Indexing large Git repositories can take a while. To speed up the process, you can temporarily disable auto-refreshing. In our experience you can expect a 20% time drop.

  1. Disable refreshing:

    curl --request PUT localhost:9200/_settings --data '{
        "index" : {
            "refresh_interval" : "-1"
        } }'
  2. (optional) You may want to disable replication and enable it after indexing:

    curl --request PUT localhost:9200/_settings --data '{
        "index" : {
            "number_of_replicas" : 0
        } }'
  3. Create the indexes

  4. (optional) If you disabled replication in step 2, enable it after the indexing is done and set it to its default value, which is 1:

    curl --request PUT localhost:9200/_settings --data '{
        "index" : {
            "number_of_replicas" : 1
        } }'
  5. Enable refreshing again (after indexing):

    curl --request PUT localhost:9200/_settings --data '{
        "index" : {
            "refresh_interval" : "1s"
        } }'
  6. A force merge should be called after enabling the refreshing above:

    curl --request POST 'http://localhost:9200/_forcemerge?max_num_segments=5'

To minimize downtime of the search feature we recommend the following:

  1. Configure Elasticsearch in Admin > Settings, but do not enable it, just set a host and port.
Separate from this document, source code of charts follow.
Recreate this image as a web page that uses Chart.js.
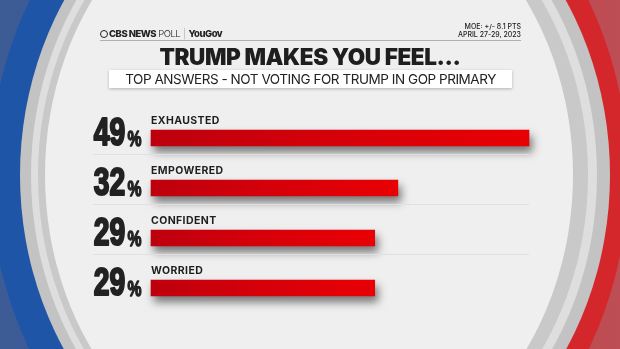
<!DOCTYPE html>
<html>
<head>
<meta charset="utf-8">
<script src="https://cdn.jsdelivr.net/npm/chart.js@4.4.1/dist/chart.umd.min.js"></script>
<style>
  html, body { margin: 0; padding: 0; }
  body { width: 620px; height: 349px; overflow: hidden; position: relative;
    background: linear-gradient(to right, #3d5c96 0%, #2f5499 48%, #c2353c 52%, #bd4e55 100%);
    font-family: "Inter", "Open Sans", sans-serif; }
  .ell { position: absolute; border-radius: 50%; }
  #ringColor { left: -10px; top: -187px; width: 638px; height: 724px;
    background: linear-gradient(to right, #1f55a6 0%, #1f55a6 50%, #d4272c 50%, #d4272c 100%); }
  #ringGray1 { left: 20px; top: -157px; width: 590px; height: 664px; background: #c3c3c3; }
  #ringGray2 { left: 31px; top: -147px; width: 566px; height: 644px; background: #dedede; }
  #ringGray3 { left: 38px; top: -140px; width: 550px; height: 630px; background: #c9c9c9; }
  #panel { left: 45px; top: -132px; width: 528px; height: 614px; background: #efefef; }
  canvas { position: absolute; left: 0; top: 0; }
  .hdr { position: absolute; color: #222; white-space: nowrap; }
  #brand { left: 100px; top: 28px; font-size: 9.5px; letter-spacing: -0.5px; }
  #brand b { font-weight: 800; }
  #brand .poll { font-weight: 300; }
  #brand .sep { color: #aaa; font-weight: 300; margin: 0 3px; }
  #brand .eye { display: inline-block; width: 8px; height: 8px; border-radius: 50%;
    border: 1.5px solid #222; box-sizing: border-box; vertical-align: -1px; margin-right: 1px; }
  #moe { right: 99px; top: 23px; font-size: 7px; line-height: 7.5px; text-align: right; font-weight: 500; }
  #rule { position: absolute; left: 100px; top: 40px; width: 421px; height: 1px; background: #b0b0b0; }
  #title { left: 0; width: 620px; top: 43px; text-align: center; font-size: 22.5px; font-weight: 900;
    letter-spacing: -0.4px; color: #1e1e1e; }
  #subbox { position: absolute; left: 109px; top: 70px; width: 403px; height: 18px; background: #fff;
    box-shadow: 0 1px 3px rgba(0,0,0,0.25); }
  #sub { left: 109px; width: 403px; top: 70px; line-height: 18px; text-align: center; font-size: 13.5px;
    font-weight: 400; color: #222; letter-spacing: -0.45px; }
</style>
</head>
<body>
<div class="ell" id="ringColor"></div>
<div class="ell" id="ringGray1"></div>
<div class="ell" id="ringGray2"></div>
<div class="ell" id="ringGray3"></div>
<div class="ell" id="panel"></div>
<canvas id="chart" width="620" height="349"></canvas>
<div class="hdr" id="brand"><span class="eye"></span><b>CBS NEWS</b> <span class="poll">POLL</span><span class="sep">|</span><b>YouGov</b></div>
<div class="hdr" id="moe">MOE: +/- 8.1 PTS<br>APRIL 27-29, 2023</div>
<div id="rule"></div>
<div class="hdr" id="title">TRUMP MAKES YOU FEEL...</div>
<div id="subbox"></div>
<div class="hdr" id="sub">TOP ANSWERS - NOT VOTING FOR TRUMP IN GOP PRIMARY</div>
<script>
const categories = ["EXHAUSTED", "EMPOWERED", "CONFIDENT", "WORRIED"];
const values = [49, 32, 29, 29];

function barGradient(context) {
  const chart = context.chart;
  const x = chart.scales.x;
  if (!x || !chart.chartArea) return "#d90008";
  const x0 = x.getPixelForValue(0);
  const x1 = x.getPixelForValue(context.raw);
  const g = chart.ctx.createLinearGradient(x0, 0, x1, 0);
  g.addColorStop(0, "#bd000e");
  g.addColorStop(0.45, "#d4000a");
  g.addColorStop(1, "#e80004");
  return g;
}

const shadowPlugin = {
  id: "barShadow",
  beforeDatasetDraw(chart) {
    const ctx = chart.ctx;
    ctx.save();
    ctx.shadowColor = "rgba(0,0,0,0.5)";
    ctx.shadowBlur = 8;
    ctx.shadowOffsetX = 3;
    ctx.shadowOffsetY = 6;
  },
  afterDatasetDraw(chart) {
    chart.ctx.restore();
  }
};

// draw heavy condensed text squeezed into a box of given width and cap height
function fitText(ctx, txt, font, x, baseline, w, h, align, weight) {
  ctx.save();
  ctx.font = font;
  const m = ctx.measureText(txt);
  const th = m.actualBoundingBoxAscent || 1;
  const sx = (w - weight) / m.width;
  const sy = (h - weight) / th;
  ctx.translate(x - (align === "right" ? weight / 2 : -weight / 2), baseline - weight / 2);
  ctx.scale(sx, sy);
  ctx.textAlign = align;
  ctx.textBaseline = "alphabetic";
  ctx.lineJoin = "round";
  ctx.lineWidth = weight / sx;
  ctx.strokeStyle = ctx.fillStyle;
  ctx.fillText(txt, 0, 0);
  ctx.strokeText(txt, 0, 0);
  ctx.restore();
}

const labelPlugin = {
  id: "labels",
  afterDraw(chart) {
    const ctx = chart.ctx;
    const x = chart.scales.x;
    const y = chart.scales.y;
    const x0 = x.getPixelForValue(0);
    ctx.save();
    // separators
    ctx.fillStyle = "#e0e0e0";
    for (let i = 0; i < categories.length - 1; i++) {
      const yc = y.getPixelForValue(i);
      ctx.fillRect(93, Math.round(yc + 16), x.getPixelForValue(values[0]) - 93, 1);
    }
    const numFont = "bold 40px 'Liberation Sans', Arial, sans-serif";
    categories.forEach((cat, i) => {
      const yc = y.getPixelForValue(i);
      // category name
      ctx.fillStyle = "#1e1e1e";
      ctx.font = "700 10.5px Inter, 'Open Sans', sans-serif";
      ctx.textAlign = "left";
      ctx.textBaseline = "alphabetic";
      if ("letterSpacing" in ctx) ctx.letterSpacing = "0.4px";
      ctx.fillText(cat, x0, yc - 14);
      if ("letterSpacing" in ctx) ctx.letterSpacing = "0px";
      // big number + small percent sign
      ctx.fillStyle = "#222";
      fitText(ctx, String(values[i]), numFont, 126, yc + 8, 33, 29, "right", 1.6);
      fitText(ctx, "%", "bold 20px 'Liberation Sans', Arial, sans-serif", 127, yc + 8, 15, 16, "left", 1);
    });
    ctx.restore();
  }
};

new Chart(document.getElementById("chart"), {
  type: "bar",
  data: {
    labels: categories,
    datasets: [{
      data: values,
      backgroundColor: barGradient,
      borderWidth: 0,
      barThickness: 16,
      clip: false
    }]
  },
  options: {
    indexAxis: "y",
    responsive: false,
    animation: false,
    layout: { padding: { left: 151, right: 91, top: 113, bottom: 36 } },
    scales: {
      x: { display: false, min: 0, max: 49 },
      y: { display: false }
    },
    plugins: { legend: { display: false }, tooltip: { enabled: false } }
  },
  plugins: [shadowPlugin, labelPlugin]
});
</script>
</body>
</html>
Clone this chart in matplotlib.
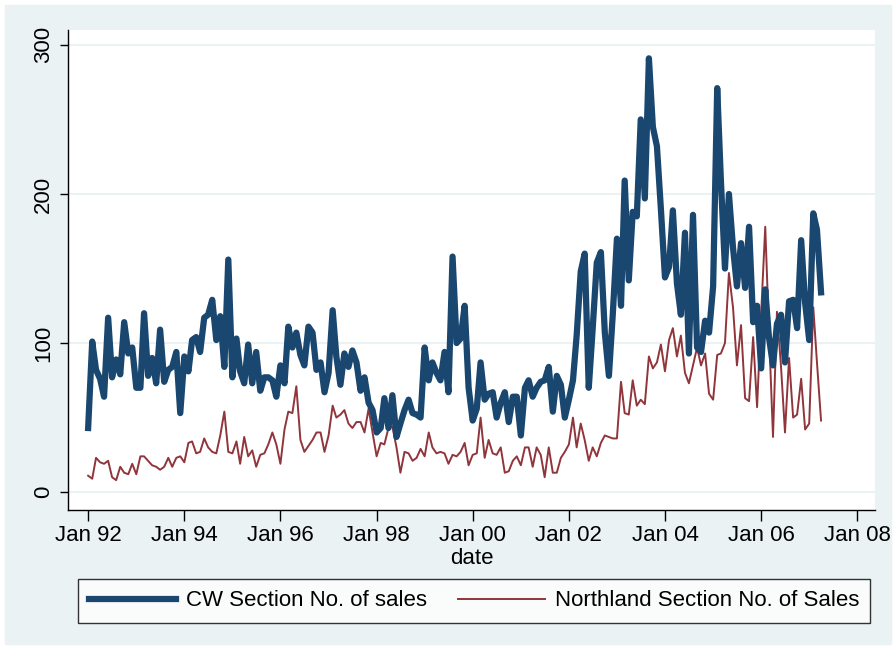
import numpy as np
import pandas as pd
import matplotlib
matplotlib.use('Agg')
import matplotlib.pyplot as plt
import matplotlib.dates as mdates
from matplotlib.patches import Rectangle

# monthly sales, Jan 1992 onwards (one row per year)
cw_sales = [
    43, 101, 82, 76, 64, 117, 77, 89, 79, 114, 93, 97,
    70, 70, 120, 78, 90, 73, 109, 74, 82, 84, 94, 53,
    91, 81, 102, 104, 94, 117, 119, 129, 102, 118, 84, 156,
    77, 103, 81, 73, 99, 73, 94, 68, 77, 77, 75, 64,
    85, 73, 111, 97, 107, 92, 85, 111, 107, 82, 87, 67,
    80, 122, 91, 72, 93, 84, 95, 87, 68, 77, 60, 55,
    40, 43, 63, 43, 65, 37, 46, 55, 62, 53, 52, 50,
    97, 75, 87, 80, 75, 94, 67, 158, 100, 103, 125, 70,
    48, 56, 87, 62, 66, 67, 50, 60, 67, 47, 64, 64,
    38, 70, 75, 64, 70, 74, 75, 84, 54, 78, 72, 50,
    62, 75, 105, 148, 160, 70, 110, 154, 161, 107, 78, 120,
    170, 125, 209, 142, 188, 185, 250, 197, 291, 245, 232, 190,
    144, 151, 189, 140, 119, 174, 93, 186, 97, 94, 115, 107,
    138, 271, 209, 150, 200, 164, 138, 167, 137, 178, 114, 125,
    83, 136, 104, 85, 113, 119, 87, 128, 129, 110, 169, 127,
    102, 187, 176, 134,
]
northland_sales = [
    11, 9, 23, 20, 19, 21, 10, 8, 17, 13, 12, 19,
    12, 24, 24, 21, 18, 17, 15, 17, 23, 17, 23, 24,
    20, 33, 34, 26, 27, 36, 30, 27, 26, 38, 54, 27,
    26, 34, 19, 37, 24, 28, 17, 25, 26, 32, 40, 32,
    19, 42, 54, 53, 71, 35, 27, 31, 35, 40, 40, 27,
    38, 58, 50, 52, 55, 46, 43, 47, 47, 40, 56, 40,
    24, 33, 32, 43, 44, 30, 13, 27, 26, 21, 23, 29,
    24, 40, 30, 26, 27, 26, 19, 25, 24, 27, 33, 18,
    25, 26, 50, 23, 35, 26, 25, 30, 13, 14, 21, 24,
    18, 30, 30, 17, 30, 25, 10, 30, 13, 13, 23, 27,
    32, 50, 30, 46, 35, 21, 30, 24, 33, 38, 37, 36,
    36, 74, 53, 52, 75, 58, 62, 59, 91, 83, 87, 99,
    81, 102, 110, 91, 105, 80, 73, 85, 97, 85, 93, 66,
    62, 92, 93, 100, 147, 124, 85, 112, 63, 61, 104, 57,
    120, 178, 109, 37, 121, 84, 40, 90, 50, 52, 76, 42,
    46, 124, 87, 48,
]
series_labels = ['CW Section No. of sales', 'Northland Section No. of Sales']
tick_years = list(range(1992, 2009, 2))
y_ticks = [0, 100, 200, 300]

dates = pd.date_range('1992-01-01', periods=len(cw_sales), freq='MS')

plt.rcParams['font.family'] = ['Liberation Sans', 'DejaVu Sans']
FS = 16

BG = '#EAF2F3'
fig = plt.figure(figsize=(8.94, 6.47), dpi=100, facecolor='white')
fig.patches.append(Rectangle((5 / 894, 3 / 647), 886 / 894, 639 / 647,
                             transform=fig.transFigure, color=BG, zorder=-10))

ax = fig.add_axes([68 / 894, 1 - 510 / 647, 807 / 894, 480 / 647])
ax.set_facecolor('white')

ax.plot(dates, cw_sales, color='#1A476F', lw=4.5, solid_joinstyle='round',
        label=series_labels[0], zorder=3)
ax.plot(dates, northland_sales, color='#90353B', lw=1.4,
        label=series_labels[1], zorder=2)

for v in y_ticks:
    ax.axhline(v, color=BG, lw=1.5, zorder=1)

ax.set_ylim(-12, 310)
ax.set_xlim(pd.Timestamp('1991-08-01'), pd.Timestamp('2008-05-15'))
ax.set_yticks(y_ticks)
ax.set_yticklabels([str(v) for v in y_ticks], rotation=90, va='center', fontsize=FS)
ax.set_xticks([pd.Timestamp(f'{y}-01-01') for y in tick_years])
ax.xaxis.set_major_formatter(mdates.DateFormatter('Jan %y'))
ax.tick_params(axis='x', labelsize=FS, length=8, width=1, pad=3)
ax.tick_params(axis='y', length=6, width=1, pad=4)
ax.set_xlabel('date', fontsize=FS, labelpad=1)

for s in ['top', 'right']:
    ax.spines[s].set_visible(False)
for s in ['left', 'bottom']:
    ax.spines[s].set_linewidth(1)

leg = ax.legend(loc='center', bbox_to_anchor=(474 / 894, 1 - 601 / 647),
                bbox_transform=fig.transFigure, ncol=2, fontsize=FS,
                frameon=True, fancybox=False, edgecolor='black',
                handlelength=3.9, handletextpad=0.45, columnspacing=1.4,
                borderpad=0.5)
leg.get_frame().set_linewidth(1)

fig.savefig('out.png', dpi=100, facecolor=fig.get_facecolor())
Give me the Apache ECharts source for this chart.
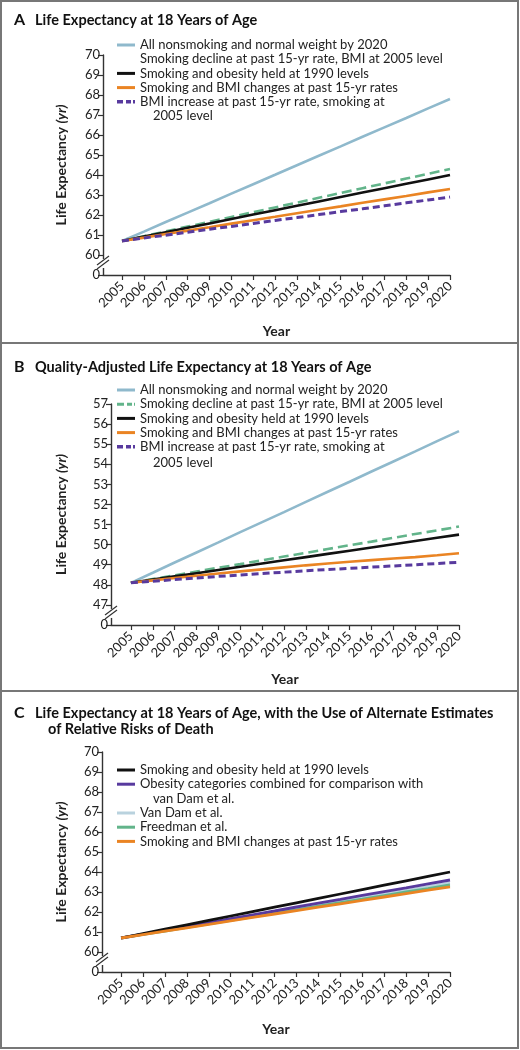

  2. Create empty indexes:

    # package installations
    sudo gitswarm-rake gitswarm:elastic:create_empty_index
    
    # Source installations
    bundle exec rake gitswarm:elastic:create_empty_index RAILS_ENV=production
  3. Index all repositories using the gitlab:elastic:index_repositories Rake task (see above). You'll probably want to do this in parallel.

  4. Enable Elasticsearch indexing.

  5. Run indexers for database, wikis, and repositories (with the UPDATE_INDEX=1 parameter). By running the repository indexer twice you will be sure that everything is indexed because some commits could be pushed while you performed the initial indexing. The repository indexer will skip repositories and commits that are already indexed, so it will be much shorter than the first run.